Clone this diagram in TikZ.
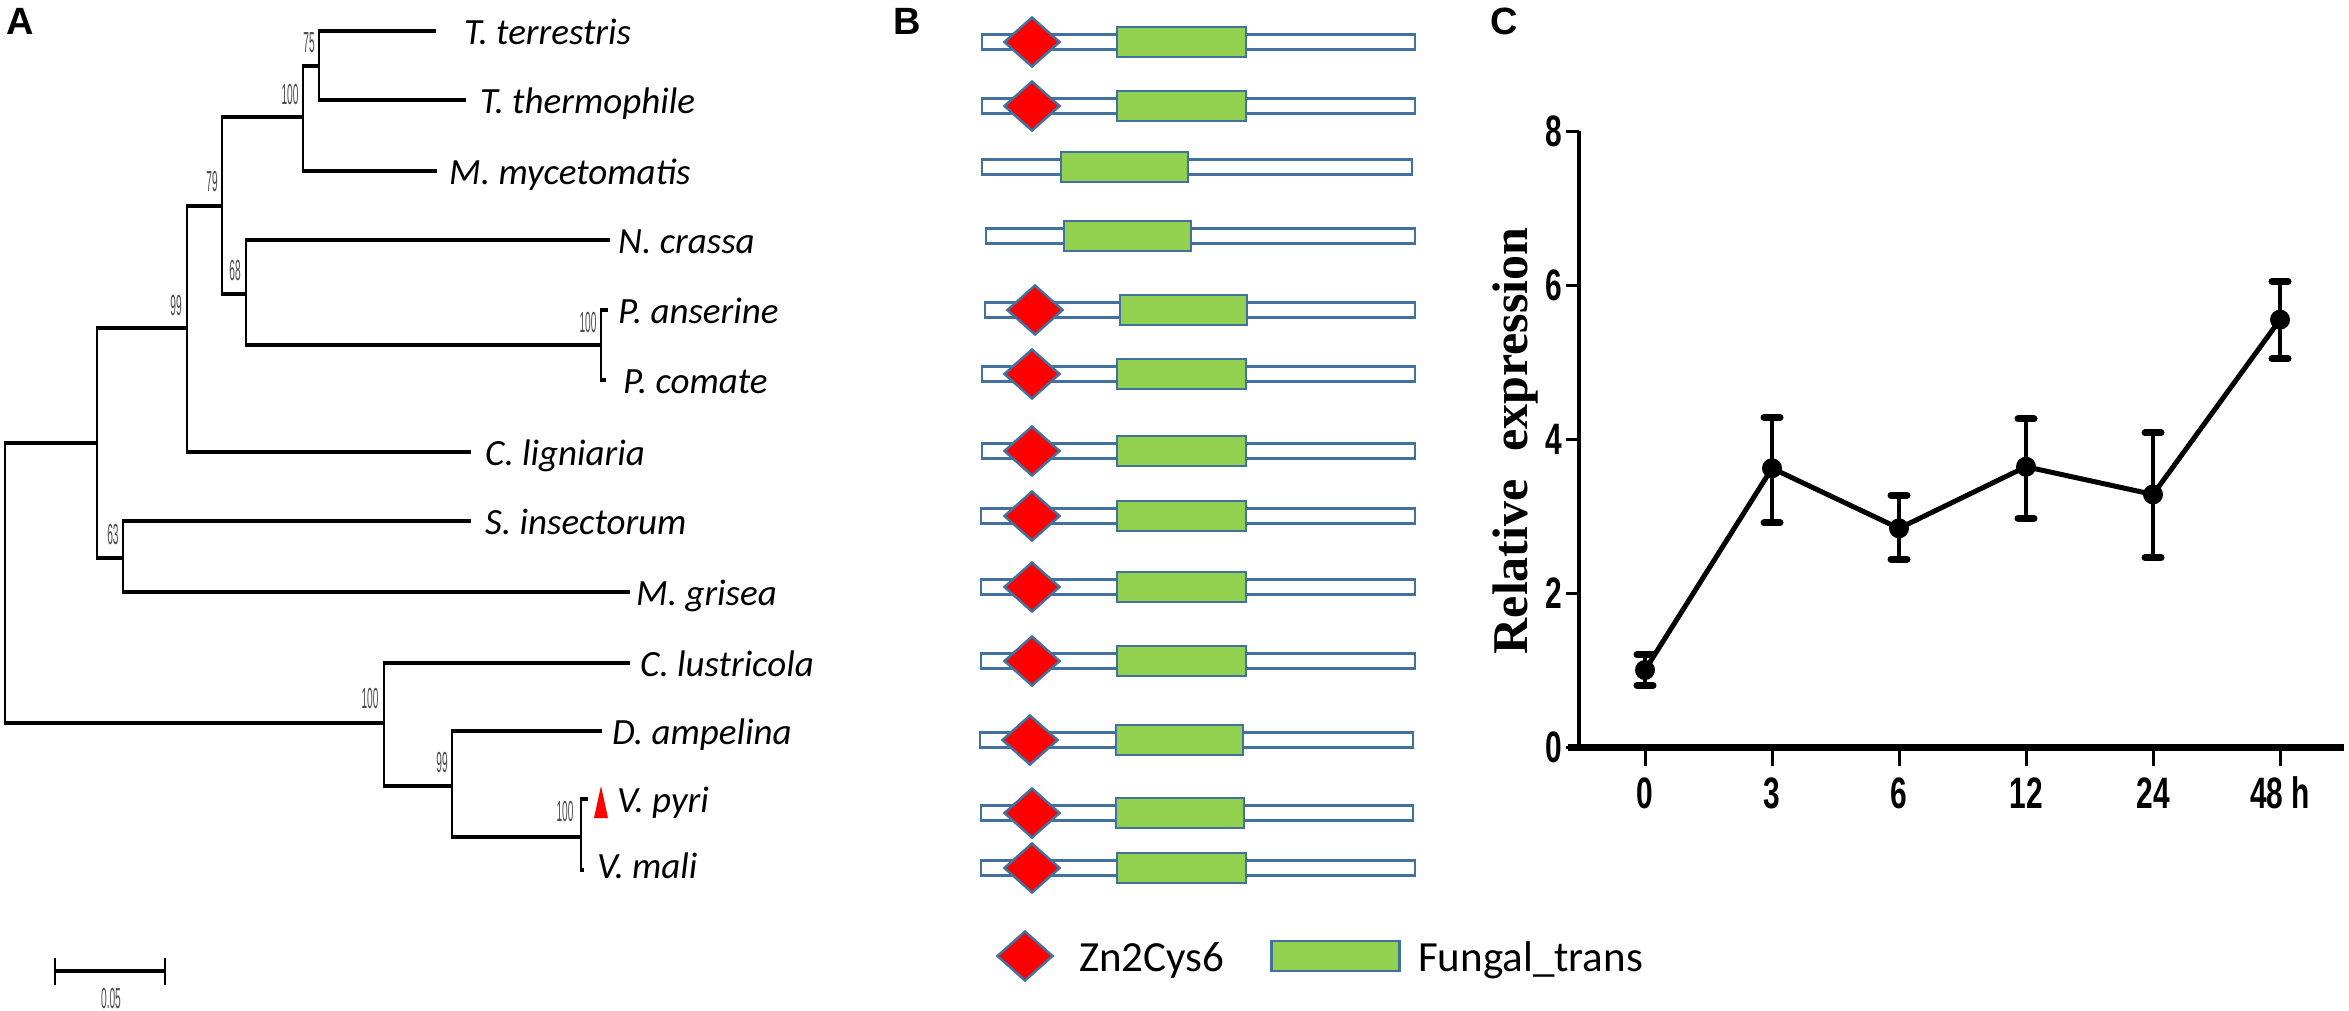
\documentclass[tikz,border=0pt]{standalone}
\usepackage{fontspec}
\setmainfont{Carlito}
\newfontfamily\panelfont{Liberation Sans}
\newfontfamily\bootfont[FakeStretch=0.35]{Liberation Sans}
\newfontfamily\tickfont[FakeStretch=0.68]{Liberation Sans}
\newfontfamily\ylabfont{Liberation Serif}
\usetikzlibrary{shapes.geometric,calc}

\definecolor{domline}{HTML}{41719C}
\definecolor{transgreen}{HTML}{92D050}
\definecolor{zinc}{HTML}{FF0000}

\begin{document}
\begin{tikzpicture}[x=1pt, y=-1pt,
panel/.style={font=\panelfont\bfseries\fontsize{38}{40}\selectfont, anchor=north west, inner sep=0pt},
hbr/.style={line width=4.5pt},
vbr/.style={line width=2pt, shorten <=-2pt, shorten >=-2pt},
taxon/.style={font=\itshape\fontsize{37}{40}\selectfont, anchor=base west, inner sep=0pt},
boot/.style={font=\bootfont\fontsize{29}{30}\selectfont, text=black!70, inner sep=0pt},
backbone/.style={draw=domline, line width=2.5pt, fill=white},
transbox/.style={draw=domline, line width=2.5pt, fill=transgreen},
zincbox/.style={diamond, draw=domline, line width=2.5pt, fill=zinc,
    minimum width=56pt, minimum height=50pt, inner sep=0pt},
keytext/.style={font=\fontsize{43}{46}\selectfont, anchor=base west, inner sep=0pt},
ticklab/.style={font=\tickfont\bfseries\fontsize{44}{46}\selectfont, inner sep=0pt},
errbar/.style={line width=4.5pt},
errcap/.style={line width=7pt, line cap=round},
]
\path[fill=white, use as bounding box] (0,0) rectangle (2349,1010);

\node[panel] (labA) at (6,8) {A};
\node[panel] (labB) at (893,8) {B};
\node[panel] (labC) at (1490,8) {C};

% tree
\coordinate (nroot) at (5,583);
\coordinate (nA) at (97,443);
\coordinate (n99) at (187,328);
\coordinate (n79) at (222,206);
\coordinate (n100a) at (303,117);
\coordinate (n75) at (319,66);
\coordinate (n68) at (246,294);
\coordinate (nP) at (601,345);
\coordinate (n63) at (123,558);
\coordinate (n100b) at (384,723);
\coordinate (n99b) at (452,786);
\coordinate (nV) at (581,837);

\coordinate (tTter) at (436,31);
\coordinate (tTthe) at (466,100);
\coordinate (tMmyc) at (437,171);
\coordinate (tNcra) at (610,240);
\coordinate (tPans) at (608,310);
\coordinate (tPcom) at (606,380);
\coordinate (tClig) at (471,452);
\coordinate (tSins) at (471,521);
\coordinate (tMgri) at (630,592);
\coordinate (tClus) at (630,663);
\coordinate (tDamp) at (602,731);
\coordinate (tVpyr) at (588,799);
\coordinate (tVmal) at (584,870);

\foreach \p/\c in {nroot/nA, nroot/n100b, nA/n99, nA/n63, n99/n79, n99/tClig,
    n79/n100a, n79/n68, n100a/n75, n100a/tMmyc, n75/tTter, n75/tTthe,
    n68/tNcra, n68/nP, nP/tPans, nP/tPcom, n63/tSins, n63/tMgri,
    n100b/tClus, n100b/n99b, n99b/tDamp, n99b/nV, nV/tVpyr, nV/tVmal}
  \draw[hbr] (\p |- \c) -- (\c);

\foreach \p/\a/\b in {nroot/nA/n100b, nA/n99/n63, n99/n79/tClig, n79/n100a/n68,
    n100a/n75/tMmyc, n75/tTter/tTthe, n68/tNcra/nP, nP/tPans/tPcom,
    n63/tSins/tMgri, n100b/tClus/n99b, n99b/tDamp/nV, nV/tVpyr/tVmal}
  \draw[vbr] (\p |- \a) -- (\p |- \b);

\node[boot] (b75) at (309,43) {75};
\node[boot] (b100a) at (290,95) {100};
\node[boot] (b79) at (212,182) {79};
\node[boot] (b68) at (235,271) {68};
\node[boot] (b99) at (176,306) {99};
\node[boot] (b100p) at (588,323) {100};
\node[boot] (b63) at (113,535) {63};
\node[boot] (b100b) at (370,699) {100};
\node[boot] (b99b) at (442,763) {99};
\node[boot] (b100v) at (565,812) {100};

\node[taxon] (lTter) at (464,44) {T. terrestris};
\node[taxon] (lTthe) at (480,113) {T. thermophile};
\node[taxon] (lMmyc) at (449,184) {M. mycetomatis};
\node[taxon] (lNcra) at (618,253) {N. crassa};
\node[taxon] (lPans) at (618,323) {P. anserine};
\node[taxon] (lPcom) at (623,393) {P. comate};
\node[taxon] (lClig) at (485,465) {C. ligniaria};
\node[taxon] (lSins) at (485,534) {S. insectorum};
\node[taxon] (lMgri) at (636,605) {M. grisea};
\node[taxon] (lClus) at (640,676) {C. lustricola};
\node[taxon] (lDamp) at (612,744) {D. ampelina};
\node[taxon] (lVpyr) at (617,812) {V. pyri};
\node[taxon] (lVmal) at (597,878) {V. mali};

\fill[zinc] (594,818) -- (601,786) -- (608,818) -- cycle;

\coordinate (sbl) at (55,971);
\coordinate (sbr) at (165,971);
\draw[hbr] (sbl) -- (sbr);
\draw[vbr] ([yshift=11pt]sbl) -- ([yshift=-12pt]sbl);
\draw[vbr] ([yshift=11pt]sbr) -- ([yshift=-12pt]sbr);
\node[boot] (sbtext) at (111,998) {0.05};

% domains
\foreach \y/\a/\b/\ga/\gb/\dx [count=\i] in {
    42/982/1415/1117/1246/1032, 106/982/1415/1117/1246/1032,
    167/982/1412/1061/1188/0, 236/986/1415/1064/1191/0,
    310/985/1415/1120/1247/1035, 374/982/1415/1117/1246/1032,
    451/982/1415/1117/1246/1032, 516/981/1415/1117/1246/1032,
    587/981/1415/1117/1246/1032, 661/981/1415/1117/1246/1032,
    740/980/1413/1116/1243/1030, 813/981/1413/1116/1244/1032,
    868/981/1415/1117/1246/1032}{
  \draw[backbone] (\a,\y-7.5) rectangle (\b,\y+7.5);
  \draw[transbox] (\ga,\y-15) rectangle (\gb,\y+15);
  \ifnum\dx>0 \node[zincbox] (zn\i) at (\dx,\y) {}; \fi
}

\node[zincbox] (keyzn) at (1025,956) {};
\node[keytext] (keyzntext) at (1079,971) {Zn2Cys6};
\node[transbox, minimum width=128pt, minimum height=30pt, inner sep=0pt, anchor=west] (keyft) at (1270,956) {};
\node[keytext] (keyfttext) at (1418,971) {Fungal\_trans};

% expression
\node[font=\ylabfont\bfseries\fontsize{50}{52}\selectfont, rotate=90, anchor=base, inner sep=0pt] (ylab) at (1527,441) {Relative\hspace{0.3em} expression};

\begin{scope}[shift={(1579,747)}, y=77pt]
  \draw[line width=4.5pt] (0,0) -- (0,8);
  \draw[line width=7pt] (-11,0) -- (765,0);
  \foreach \v in {0,2,...,8}{
    \draw[line width=3pt] (-13,\v) -- (0,\v);
    \node[ticklab, anchor=east] (yt\v) at (-17,\v) {\v};
  }
  \foreach \lab/\m/\lo/\hi [count=\i from 0] in {0/1.0/0.8/1.2, 3/3.62/2.91/4.28,
      6/2.84/2.44/3.27, 12/3.64/2.97/4.26, 24/3.28/2.46/4.08, 48 h/5.55/5.04/6.05}{
    \coordinate (d\i) at ({66+127*\i},\m);
    \draw[line width=3pt] ({66+127*\i},0) -- ++(0pt,-19pt);
    \node[ticklab] (xt\i) at ([yshift=-46pt]{66+127*\i},0) {\lab};
    \draw[errbar] ({66+127*\i},\lo) -- ({66+127*\i},\hi);
    \draw[errcap] ({58+127*\i},\lo) -- ({74+127*\i},\lo);
    \draw[errcap] ({58+127*\i},\hi) -- ({74+127*\i},\hi);
  }
  \draw[line width=5pt, line join=round] (d0) -- (d1) -- (d2) -- (d3) -- (d4) -- (d5);
  \foreach \i in {0,...,5}
    \fill (d\i) circle (10pt);
\end{scope}
\end{tikzpicture}
\end{document}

● Required work
Repeat, exactly and in full, each line from the start of the data to the line that contains "(labC) at (1490,8)". Pictures do not go in.

● Task answer
Clone this diagram in TikZ.
\documentclass[tikz,border=0pt]{standalone}
\usepackage{fontspec}
\setmainfont{Carlito}
\newfontfamily\panelfont{Liberation Sans}
\newfontfamily\bootfont[FakeStretch=0.35]{Liberation Sans}
\newfontfamily\tickfont[FakeStretch=0.68]{Liberation Sans}
\newfontfamily\ylabfont{Liberation Serif}
\usetikzlibrary{shapes.geometric,calc}

\definecolor{domline}{HTML}{41719C}
\definecolor{transgreen}{HTML}{92D050}
\definecolor{zinc}{HTML}{FF0000}

\begin{document}
\begin{tikzpicture}[x=1pt, y=-1pt,
panel/.style={font=\panelfont\bfseries\fontsize{38}{40}\selectfont, anchor=north west, inner sep=0pt},
hbr/.style={line width=4.5pt},
vbr/.style={line width=2pt, shorten <=-2pt, shorten >=-2pt},
taxon/.style={font=\itshape\fontsize{37}{40}\selectfont, anchor=base west, inner sep=0pt},
boot/.style={font=\bootfont\fontsize{29}{30}\selectfont, text=black!70, inner sep=0pt},
backbone/.style={draw=domline, line width=2.5pt, fill=white},
transbox/.style={draw=domline, line width=2.5pt, fill=transgreen},
zincbox/.style={diamond, draw=domline, line width=2.5pt, fill=zinc,
    minimum width=56pt, minimum height=50pt, inner sep=0pt},
keytext/.style={font=\fontsize{43}{46}\selectfont, anchor=base west, inner sep=0pt},
ticklab/.style={font=\tickfont\bfseries\fontsize{44}{46}\selectfont, inner sep=0pt},
errbar/.style={line width=4.5pt},
errcap/.style={line width=7pt, line cap=round},
]
\path[fill=white, use as bounding box] (0,0) rectangle (2349,1010);

\node[panel] (labA) at (6,8) {A};
\node[panel] (labB) at (893,8) {B};
\node[panel] (labC) at (1490,8) {C};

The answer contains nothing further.